- [What is expected]: Retype every line from the start of the data down to and including the line with "const legendRef = useRef<SVGGElement>(null);". Skip the pictures.
———
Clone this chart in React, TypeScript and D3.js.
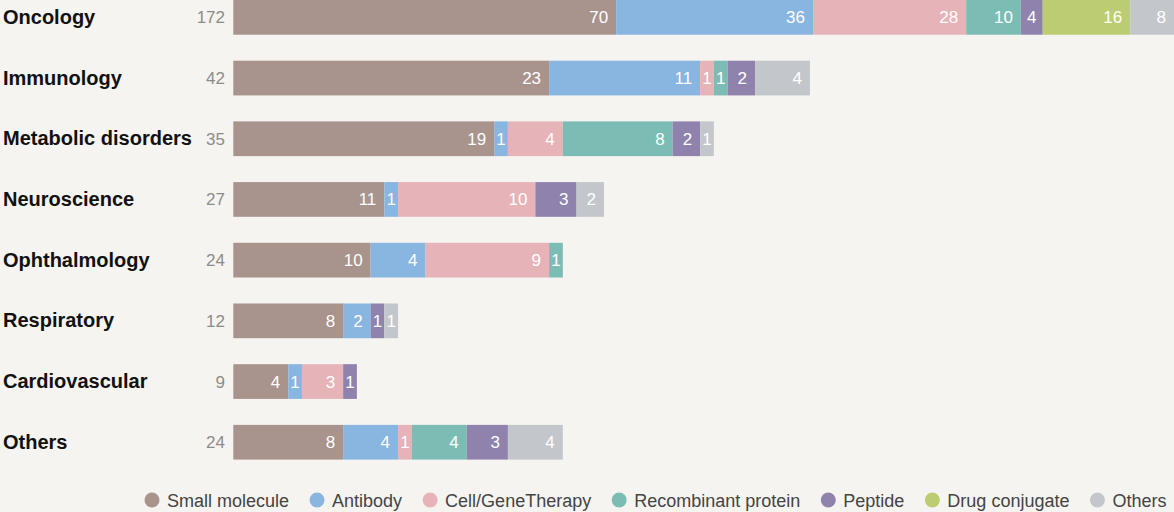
import React, { useEffect, useRef } from "react";
import * as d3 from "d3";

const categories = ["Oncology", "Immunology", "Metabolic disorders", "Neuroscience", "Ophthalmology", "Respiratory", "Cardiovascular", "Others"];
const seriesNames = ["Small molecule", "Antibody", "Cell/GeneTherapy", "Recombinant protein", "Peptide", "Drug conjugate", "Others"];
const smallMolecule = [70, 23, 19, 11, 10, 8, 4, 8];
const antibody = [36, 11, 1, 1, 4, 2, 1, 4];
const cellGene = [28, 1, 4, 10, 9, 0, 3, 1];
const recombinant = [10, 1, 8, 0, 1, 0, 0, 4];
const peptide = [4, 2, 2, 3, 0, 1, 1, 3];
const drugConjugate = [16, 0, 0, 0, 0, 0, 0, 0];
const others = [8, 4, 1, 2, 0, 1, 0, 4];
const colors = ["#a9938d", "#89b5e1", "#e6b3b8", "#7bbdb4", "#8f82ad", "#bbcc72", "#c3c7cb"];

const W = 1174;
const H = 512;
const BAR_X = 233.3;
const PX_PER_UNIT = 13.73;
const FONT = "'Liberation Sans', Arial, Helvetica, sans-serif";

const seriesValues = [smallMolecule, antibody, cellGene, recombinant, peptide, drugConjugate, others];
const rows = categories.map((c, i) => {
  const r: any = { category: c };
  seriesNames.forEach((s, j) => (r[s] = seriesValues[j][i]));
  return r;
});
const totals = categories.map((_, i) => seriesValues.reduce((a, s) => a + s[i], 0));

export default function App() {
  const legendRef = useRef<SVGGElement>(null);

  const stacked = d3.stack<any>().keys(seriesNames)(rows);
  const y = d3.scaleBand<string>().domain(categories).range([0, 459.6]).paddingInner(0.428).paddingOuter(0);
  const avail = W - BAR_X;
  // each row: natural scale, but rows that would overflow are compressed to fit
  const rowScale = totals.map((t) => {
    const natural = t * PX_PER_UNIT;
    const maxDomain = natural > avail ? t : avail / PX_PER_UNIT;
    return d3.scaleLinear().domain([0, maxDomain]).range([BAR_X, W]);
  });

  useEffect(() => {
    const g = d3.select(legendRef.current);
    g.selectAll("*").remove();
    let x = 152;
    const cy = 500;
    seriesNames.forEach((name, i) => {
      g.append("circle").attr("cx", x).attr("cy", cy).attr("r", 7.5).attr("fill", colors[i]);
      const t = g
        .append("text")
        .attr("x", x + 15)
        .attr("y", cy + 6.5)
        .attr("font-size", 18)
        .attr("font-family", FONT)
        .attr("fill", "#444")
        .text(name);
      const w = (t.node() as SVGTextElement).getComputedTextLength();
      x = x + 15 + w + 28;
    });
  }, []);

  const bw = y.bandwidth();

  return (
    <div style={{ position: "fixed", left: 0, top: 0 }}>
      <svg width={W} height={H} style={{ display: "block" }}>
        <rect x={0} y={0} width={W} height={H} fill="#f5f4f0" />
        {categories.map((c, i) => {
          const cy = (y(c) as number) + bw / 2;
          return (
            <g key={c}>
              <text x={3} y={cy + 6.5} fontFamily={FONT} fontWeight="bold" fontSize={20} fill="#111">
                {c}
              </text>
              <text x={225} y={cy + 6} fontFamily={FONT} fontSize={17} fill="#8c8c8c" textAnchor="end">
                {totals[i]}
              </text>
            </g>
          );
        })}
        {stacked.map((layer, si) => (
          <g key={seriesNames[si]}>
            {layer.map((d, i) => {
              const v = d[1] - d[0];
              if (v <= 0) return null;
              const sc = rowScale[i];
              const x0 = sc(d[0]);
              const x1 = sc(d[1]);
              const w = x1 - x0;
              const top = y(categories[i]) as number;
              const cy = top + bw / 2;
              const narrow = w < 22;
              return (
                <g key={i}>
                  <rect x={x0} y={top} width={w} height={bw} fill={colors[si]} />
                  <text
                    x={narrow ? (x0 + x1) / 2 : x1 - 8}
                    y={cy + 6}
                    textAnchor={narrow ? "middle" : "end"}
                    fontFamily={FONT}
                    fontSize={17}
                    fill="#ffffff"
                  >
                    {v}
                  </text>
                </g>
              );
            })}
          </g>
        ))}
        <g ref={legendRef} />
      </svg>
    </div>
  );
}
———
- [Solution for this exercise]:
Clone this chart in React, TypeScript and D3.js.
import React, { useEffect, useRef } from "react";
import * as d3 from "d3";

const categories = ["Oncology", "Immunology", "Metabolic disorders", "Neuroscience", "Ophthalmology", "Respiratory", "Cardiovascular", "Others"];
const seriesNames = ["Small molecule", "Antibody", "Cell/GeneTherapy", "Recombinant protein", "Peptide", "Drug conjugate", "Others"];
const smallMolecule = [70, 23, 19, 11, 10, 8, 4, 8];
const antibody = [36, 11, 1, 1, 4, 2, 1, 4];
const cellGene = [28, 1, 4, 10, 9, 0, 3, 1];
const recombinant = [10, 1, 8, 0, 1, 0, 0, 4];
const peptide = [4, 2, 2, 3, 0, 1, 1, 3];
const drugConjugate = [16, 0, 0, 0, 0, 0, 0, 0];
const others = [8, 4, 1, 2, 0, 1, 0, 4];
const colors = ["#a9938d", "#89b5e1", "#e6b3b8", "#7bbdb4", "#8f82ad", "#bbcc72", "#c3c7cb"];

const W = 1174;
const H = 512;
const BAR_X = 233.3;
const PX_PER_UNIT = 13.73;
const FONT = "'Liberation Sans', Arial, Helvetica, sans-serif";

const seriesValues = [smallMolecule, antibody, cellGene, recombinant, peptide, drugConjugate, others];
const rows = categories.map((c, i) => {
  const r: any = { category: c };
  seriesNames.forEach((s, j) => (r[s] = seriesValues[j][i]));
  return r;
});
const totals = categories.map((_, i) => seriesValues.reduce((a, s) => a + s[i], 0));

export default function App() {
  const legendRef = useRef<SVGGElement>(null);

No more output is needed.